Another comment has also got me thinking - I like how my brain can pick out a word and then race with thoughts. So one wish is that I'm spoiled today. I totally get what the intention is there - they know that appreciation and care matter and hope I get to feel them in abundance today. Birthdays are a fab device for getting to focus on those we know and love that would just be impossible to do with everyone year round. So much as I would like to send a personal greeting every single day to everyone wishing them a brilliant day and reminding them how much they matter, I just can't do that. I wonder how we could create that daily vibe tho? I've not yet finished the blog I started about greenbelt. Whilst there I was really able to feel the love - from strangers, old friends, new friends, God. We're certainly not spoiled if we get to bask in that feeling frequently - it's how I wish we could all live!

I guess there's also something in the concept of being spoiled where excess is a possibility. That whole entitlement cos its my birthday thing again. That I could break out from my usual habits that frequently involve a certain degree of self denial, so for example, I could choose a drink other than tap water. Or more likely, have that extra cake or 3! And yet I don't want to spoil, as in go off, or be spoiled, as in that person who because of their sense of entitlement thinks they are more important than anyone else. So I'll be mindful of that. Whilst revelling in the outpouring of love. Hope you can feel the love too, even if today is not your birthday so maybe people are less likely to remind you how strong it really is.
Xx

Saturday, 2 September 2017

Soft focus?

Today I need to be focussed. But already that sounds harsh. I need to be as gentle with myself as I manage with others.
There are people coming tomorrow. People who love me and if anyone was judgy about the lack of tidyness and cleanliness, that would be up to them. Nonetheless I would prefer to welcome them in to a cleaner tidier version of my home, especially as some have never been before.
I'm already a bit wobbly, birthdays are times when it's easy to think about what could have been or used to be. It wouldn't take much for me to feel overwhelmed - every time I look up I see the extent of what could be tidied, cleaned. So I need to focus on one tiny aspect at a time. If I keep my focus soft I don't have to do everything at once, and I don't have to be mean to myself. Softly, softly.

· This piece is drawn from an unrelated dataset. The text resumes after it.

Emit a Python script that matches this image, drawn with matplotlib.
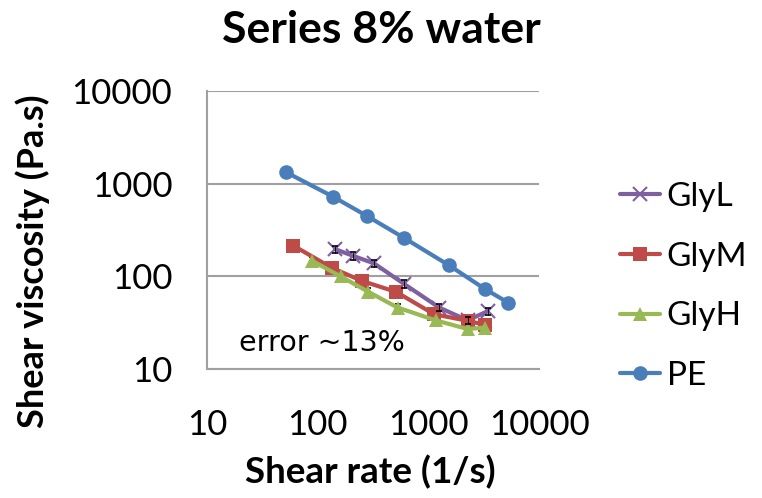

... OK, so maybe focus just isn't my skill set. I have made some great progress in lots of areas rather than a sustained effort in one. The current result of which is of course chaos. But there's still plenty of the day left...

...And I'm finally calling it a day. I'm proud of some of the differences. And concede I probably need an industrial strength cleaner on some parts so that will need revisiting at another time.

Friday, 1 September 2017

We can do hard things

I've just ordered Glennon Doyle's love warrior book, that has the strapline "we can do hard things". I feel I've had to do a few hard things recently and it's excruciating, it will be fab to get some encouragement from reading the book. It will also increase my pile of books I'm looking forward to reading. Maybe I'll curl up with them on Sunday afternoon. It will be my birthday, I as yet have no plans and the weather forecast is rubbish, so my vague notions of taking my son and dog on an exciting walk, or going for ice cream, are not necessarily a goer. Of course I could do another hard thing and put out there an open invitation for people to come join me to watch some dvds from my childhood (bod, the flumps, that kind of thing), but it's a gamble cos if no one comes I will have to deal with that rejection. And I would have to check we still have something to play dvds on.  Hmmm, decisions. I'm not keen on them.

So I went for it. I tend to opt for what's hard rather than easy, and feel the feelings anyway. So far I have no-one definitely able to come. So yup, it's hard. Got to keep the faith tho.